Operating on the Distributed Common Ground System intelligence database.
The system, known as DCGS, gathers, integrates and organizes information from more than 500 sources for analysts looking to interpret combat data, assess terrain information, receive SIGINT feeds, monitor sensor input and collect other kinds of ISR information. The system is used widely among the military services and other government agencies that share intelligence.
At the same time, developers want to harness both government and private sector innovations to improve upon some of the segmented or stove-piped information generated by the intelligence database.
As a result, the current cross-domain effort seeks to secure and exchange intelligence information across various military service systems and within individual networks and databases themselves, program managers and developers explained earlier this year at a Northern Virginia Armed Forces Communications and Electronics Association event.
“We want a cross-domain solution capability,” said Capt.
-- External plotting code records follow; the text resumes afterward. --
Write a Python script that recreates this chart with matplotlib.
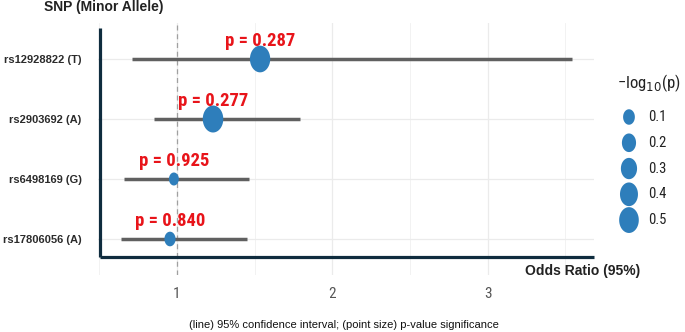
import numpy as np
import matplotlib
matplotlib.use("Agg")
import matplotlib.pyplot as plt
import matplotlib.transforms as mtransforms

plt.rcParams['font.family'] = ['Liberation Sans', 'DejaVu Sans']
NARROW = ['Roboto Condensed', 'Barlow Semi Condensed', 'Liberation Sans']

# data, top row first
snps = ["rs12928822 (T)", "rs2903692 (A)", "rs6498169 (G)", "rs17806056 (A)"]
odds_ratio = [1.535, 1.232, 0.980, 0.955]
ci_low = [0.708, 0.852, 0.658, 0.637]
ci_high = [3.542, 1.790, 1.466, 1.453]
p_values = [0.287, 0.277, 0.925, 0.840]
legend_breaks = [0.1, 0.2, 0.3, 0.4, 0.5]
x_ticks = [1, 2, 3]

blue = "#2E7EBB"
navy = "#0F2C3E"
dpi = 100

neglog = -np.log10(np.array(p_values))
rows = np.arange(len(snps), 0, -1)  # 4 .. 1

# area-proportional size scale (diameter in px), like scale_size in ggplot
d_min, d_max = 13.0, 27.0
v_min, v_max = neglog.min(), neglog.max()


def diam(v):
    a = d_min ** 2 + (d_max ** 2 - d_min ** 2) * (np.asarray(v) - v_min) / (v_max - v_min)
    return np.sqrt(np.clip(a, d_min ** 2, None))


def s_pts(d_px):
    return (np.asarray(d_px) * 72.0 / dpi) ** 2


# slightly tall ellipse, as in the source picture
t = np.linspace(0, 2 * np.pi, 60)
ellipse = np.column_stack([0.76 * np.cos(t), np.sin(t)])

fig = plt.figure(figsize=(6.85, 3.32), dpi=dpi)
ax = fig.add_axes([0.1432, 0.1717, 0.7244, 0.759])

ax.set_xlim(0.492, 3.687)
ax.set_ylim(0.4, 4.6)

# grid
for x in [0.5, 1.5, 2.5, 3.5]:
    ax.axvline(x, color="#F0F0F0", lw=0.6, zorder=0)
for x in x_ticks:
    ax.axvline(x, color="#EBEBEB", lw=0.9, zorder=0)
for y in rows:
    ax.axhline(y, color="#EBEBEB", lw=0.9, zorder=0)
ax.axvline(1, color="#A0A0A0", lw=0.9, ls=(0, (4, 3)), zorder=1)

# confidence intervals and points
ax.hlines(rows, ci_low, ci_high, color="#606060", lw=2.5, zorder=2)
ax.scatter(odds_ratio, rows, s=s_pts(diam(neglog)), marker=ellipse,
           color=blue, edgecolors="none", zorder=3)

for x, y, p in zip(odds_ratio, rows, p_values):
    ax.annotate(f"p = {p:.3f}", (x, y), xytext=(0, 9.6), textcoords="offset points",
                ha="center", va="baseline", color="#E8141A", fontsize=13.4,
                fontweight="bold", family=NARROW, zorder=4)

ax.set_xticks(x_ticks)
ax.set_xticklabels([str(x) for x in x_ticks], family=NARROW,
                   fontsize=11, color="#555555")
ax.set_yticks(rows)
ax.set_yticklabels(snps, fontsize=8.0, fontweight="bold", color="#2B2B2B")
ax.tick_params(axis="x", length=0, pad=9)
ax.tick_params(axis="y", length=0, pad=12)
for sp in ax.spines.values():
    sp.set_visible(False)

ax.set_xlabel("Odds Ratio (95%)", fontsize=10, fontweight="bold", color="#222222")
ax.xaxis.set_label_coords(1.092, 0.016)
ax.xaxis.label.set_ha("right")
ax.xaxis.label.set_va("center")
ax.set_ylabel("SNP (Minor Allele)", fontsize=10, fontweight="bold", color="#222222",
              rotation=0)
ax.yaxis.set_label_coords(0.012, 1.062)
ax.yaxis.label.set_ha("center")
ax.yaxis.label.set_va("center")

# dark L-shaped axis lines drawn over the panel
trans = mtransforms.blended_transform_factory(ax.transData, ax.transAxes)
ax.plot([0.505, 0.505], [0.071, 0.98], color=navy, lw=2.3, transform=trans,
        clip_on=False, solid_capstyle="butt", zorder=5)
ax.plot([0.505, 3.685], [0.071, 0.071], color=navy, lw=2.3, transform=trans,
        clip_on=False, solid_capstyle="butt", zorder=5)

# size legend
lax = fig.add_axes([610 / 685, 1 - 235 / 332, 75 / 685, 135 / 332])
lax.set_xlim(0, 1)
lax.set_ylim(5.58, 0.34)
lax.axis("off")
ly = np.arange(1, len(legend_breaks) + 1)
lax.scatter(np.full(len(ly), 0.253), ly, s=s_pts(diam(legend_breaks)), marker=ellipse,
            color=blue, edgecolors="none", clip_on=False)
for y, b in zip(ly, legend_breaks):
    lax.text(0.507, y, f"{b:.1f}", ha="left", va="center", fontsize=10.5,
             family=NARROW, color="#222222")
lax.text(0.52, -0.32, "\u2212log$_{10}$(p)", ha="center", va="center",
         fontsize=12, family=NARROW, color="#222222", clip_on=False)

fig.text(344 / 685, 1 - 325 / 332,
         "(line) 95% confidence interval; (point size) p-value significance",
         ha="center", va="center", fontsize=8.0, color="#111111")

fig.savefig("out.png", dpi=dpi)
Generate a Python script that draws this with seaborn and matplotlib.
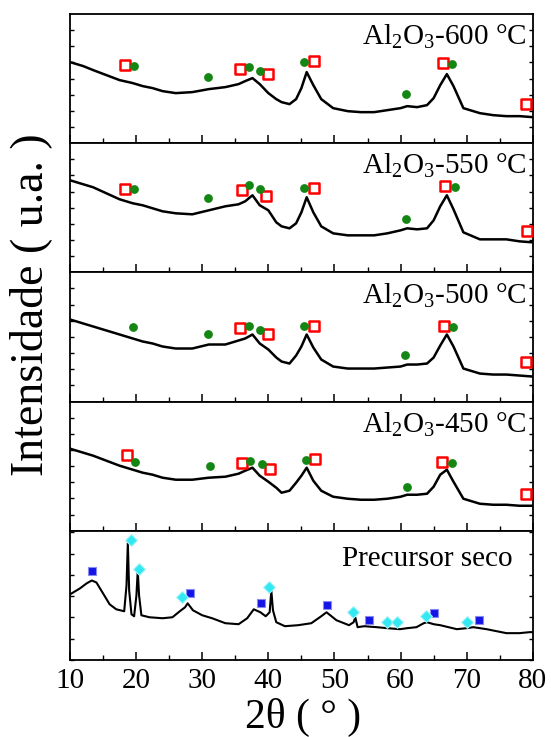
import matplotlib.pyplot as plt
from matplotlib.ticker import MultipleLocator
import seaborn as sns

# Style: serif fonts like the original figure
sns.set_style("ticks")
plt.rcParams['font.family'] = ['Liberation Serif', 'DejaVu Serif']
plt.rcParams['mathtext.fontset'] = 'custom'
plt.rcParams['mathtext.rm'] = 'Liberation Serif'
plt.rcParams['mathtext.it'] = 'Liberation Serif:italic'
for key in ['text.color', 'axes.labelcolor', 'xtick.color', 'ytick.color', 'axes.edgecolor']:
    plt.rcParams[key] = 'black'

# Diffractograms (2theta in degrees, intensity in arbitrary units)
two_theta = [10, 11, 12, 13.5, 15.5, 17.5, 19.5, 21, 22.5, 24, 26, 28.5,
             31, 33.5, 35.5, 36.5, 37.6, 38.7, 40, 41.2, 42, 43.2,
             44.2, 45, 45.8, 46.8, 48, 49.8, 52, 54, 56, 58,
             60, 61, 62.5, 64, 65, 66, 67, 68, 69.5, 72,
             74, 76, 78, 80]
int_600 = [81, 79, 77, 73, 68, 63, 60, 57, 55, 52, 50, 51,
           54, 56, 59, 62, 65, 59, 50, 44, 41, 39,
           44, 55, 71, 58, 44, 35, 32, 31, 31, 33,
           35, 37, 36, 38, 45, 58, 69, 57, 35, 30,
           28, 27, 27, 26]
int_550 = [92, 90, 88, 85, 79, 73, 69, 67, 64, 61, 59, 58,
           62, 66, 68, 71, 77, 67, 62, 50, 46, 44,
           49, 60, 75, 60, 46, 39, 37, 37, 37, 39,
           42, 44, 43, 44, 52, 66, 77, 63, 40, 33,
           33, 33, 31, 30]
int_500 = [82, 80, 78, 75, 71, 67, 63, 60, 58, 55, 53, 53,
           57, 57, 61, 63, 67, 58, 52, 44, 40, 38,
           46, 55, 67, 54, 42, 35, 33, 33, 33, 34,
           35, 37, 37, 38, 44, 56, 67, 55, 33, 28,
           27, 27, 26, 25]
int_450 = [82, 80, 78, 75, 70, 65, 61, 58, 56, 53, 51, 51,
           53, 54, 57, 60, 63, 55, 49, 43, 38, 40,
           48, 55, 63, 50, 40, 34, 32, 31, 31, 32,
           34, 36, 36, 37, 44, 56, 61, 49, 32, 27,
           26, 26, 25, 25]

two_theta_prec = [10, 11.5, 12.5, 13.3, 14, 15, 16, 17, 18.2, 18.55,
                  18.75, 18.95, 19.3, 19.7, 20.05, 20.25, 20.45, 20.8, 22, 24,
                  25.5, 26.6, 27.4, 27.8, 28.6, 30, 31.5, 33.5, 35.5, 36.8,
                  37.8, 38.8, 39.6, 40.2, 40.45, 40.7, 41.2, 42.5, 44.5, 46.5,
                  48, 48.8, 50.3, 52.2, 52.9, 53.15, 53.5, 54.5, 56.4, 58,
                  59.9, 61, 62.4, 63.5, 64, 65, 66, 68.5, 70, 71,
                  72, 73, 74.5, 76, 78, 79.5, 80]
int_prec = [66, 72, 77, 80, 78, 67, 56, 51, 49, 75,
            118, 70, 46, 44, 65, 90, 65, 45, 43, 42,
            43, 49, 53, 57, 50, 45, 42, 37, 36, 42,
            51, 48, 44, 48, 70, 50, 38, 34, 35, 37,
            44, 48, 40, 35, 38, 43, 33, 34, 33, 32,
            31, 32, 33, 37, 38, 36, 35, 31, 32, 33,
            32, 31, 29, 27, 27, 28, 28]

# Phase markers (open red squares / green circles)
sq_600_x = [18.3, 35.7, 40.0, 46.9, 66.4, 78.9]
sq_600_y = [78, 74, 69, 82, 80, 39]
ci_600_x = [19.7, 30.8, 37.0, 38.7, 45.4, 60.8, 67.8]
ci_600_y = [77, 66, 76, 72, 81, 49, 79]
sq_550_x = [18.3, 36.0, 39.6, 46.9, 66.7, 79.1]
sq_550_y = [83, 82, 76, 84, 86, 41]
ci_550_x = [19.7, 30.8, 37.0, 38.7, 45.4, 60.8, 68.2]
ci_550_y = [83, 74, 87, 83, 84, 53, 85]
sq_500_x = [35.7, 40.0, 46.9, 66.5, 79.0]
sq_500_y = [73, 67, 75, 75, 40]
ci_500_x = [19.6, 30.8, 37.0, 38.7, 45.4, 60.7, 67.9]
ci_500_y = [74, 67, 75, 71, 75, 47, 74]
sq_450_x = [18.6, 36.0, 40.2, 47.1, 66.2, 79.0]
sq_450_y = [76, 68, 62, 72, 69, 37]
ci_450_x = [19.9, 31.2, 37.3, 39.0, 45.7, 61.0, 67.8]
ci_450_y = [69, 65, 70, 67, 71, 44, 68]

# Precursor markers (blue squares / cyan diamonds)
bs_prec_x = [13.3, 28.1, 38.9, 48.8, 55.2, 65.1, 71.8]
bs_prec_y = [90, 67, 57, 55, 40, 47, 40]
dm_prec_x = [19.2, 20.5, 27.0, 40.1, 52.8, 57.9, 59.5, 63.8, 70.0]
dm_prec_y = [121, 92, 63, 73, 48, 38, 38, 44, 38]

labels = [r"Al$_\mathregular{2}$O$_\mathregular{3}$-600 °C",
          r"Al$_\mathregular{2}$O$_\mathregular{3}$-550 °C",
          r"Al$_\mathregular{2}$O$_\mathregular{3}$-500 °C",
          r"Al$_\mathregular{2}$O$_\mathregular{3}$-450 °C",
          "Precursor seco"]

alumina = [
    (int_600, sq_600_x, sq_600_y, ci_600_x, ci_600_y),
    (int_550, sq_550_x, sq_550_y, ci_550_x, ci_550_y),
    (int_500, sq_500_x, sq_500_y, ci_500_x, ci_500_y),
    (int_450, sq_450_x, sq_450_y, ci_450_x, ci_450_y),
]

fig, axes = plt.subplots(5, 1, figsize=(5.51, 7.37), dpi=100, sharex=True)
fig.subplots_adjust(left=0.127, right=0.967, top=0.981, bottom=0.1045, hspace=0)

for ax, (yy, sqx, sqy, cix, ciy) in zip(axes[:4], alumina):
    sns.lineplot(x=two_theta, y=yy, ax=ax, color='black', lw=1.8,
                 sort=False, estimator=None)
    sns.scatterplot(x=sqx, y=sqy, ax=ax, marker='s', s=45, color='red',
                    facecolor='white', edgecolor='red', linewidth=1.8, zorder=5)
    sns.scatterplot(x=cix, y=ciy, ax=ax, marker='o', s=40, color='#138613',
                    edgecolor='#138613', linewidth=0, zorder=5)
    ax.set_ylim(0, 129)
    ax.yaxis.set_major_locator(MultipleLocator(16.15))

ax = axes[4]
sns.lineplot(x=two_theta_prec, y=int_prec, ax=ax, color='black', lw=1.5,
             sort=False, estimator=None)
sns.scatterplot(x=bs_prec_x, y=bs_prec_y, ax=ax, marker='s', s=32, color='#1414e6',
                edgecolor='#8a8af5', linewidth=0.8, zorder=5)
sns.scatterplot(x=dm_prec_x, y=dm_prec_y, ax=ax, marker='D', s=36, color='#33e8f2',
                edgecolor='#9af4f8', linewidth=0.8, zorder=5)
ax.set_ylim(0, 130)
ax.yaxis.set_major_locator(MultipleLocator(21.4))

for i, ax in enumerate(axes):
    ax.set_xlim(10, 80)
    ax.xaxis.set_major_locator(MultipleLocator(10))
    ax.xaxis.set_minor_locator(MultipleLocator(5))
    ax.tick_params(axis='x', which='major', direction='in', length=6, width=1.1,
                   top=False, labelsize=21, pad=6)
    ax.tick_params(axis='x', which='minor', direction='in', length=3.5, width=1.0, top=False)
    ax.tick_params(axis='y', which='major', direction='in', length=3, width=1.0,
                   left=True, right=True, labelleft=False)
    for sp in ax.spines.values():
        sp.set_visible(True)
        sp.set_linewidth(1.3)
    ax.set_xlabel("")
    ax.set_ylabel("")
    if i < 4:
        ax.text(0.987, 0.76, labels[i], transform=ax.transAxes, ha='right',
                va='baseline', fontsize=21)
    else:
        ax.text(0.957, 0.725, labels[i], transform=ax.transAxes, ha='right',
                va='baseline', fontsize=21)

fig.text(0.055, 0.586, "Intensidade ( u.a. )", rotation=90, ha='center',
         va='center', fontsize=33)
fig.text(0.55, 0.027, "2θ ( ° )", ha='center', va='center', fontsize=30)

plt.savefig("out.png", dpi=100)
plt.close()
Mark Kempf, DCGS-N (Navy). We need to create a way to manage information across enclaves – from top secret all the way to unclassified, he said. “Merging this from an analyst’s perspective is going to be critical.”
Kempf explained that this effort, aimed at helping analysts access all the pertinent information, should include data-tagging to ensure that data can be successfully exchanged both vertically and horizontally across and within networks utilized by DCGS.
“We want an agile development process where we pull in pieces and work within the processes so we can develop technology more quickly,” said Kempf.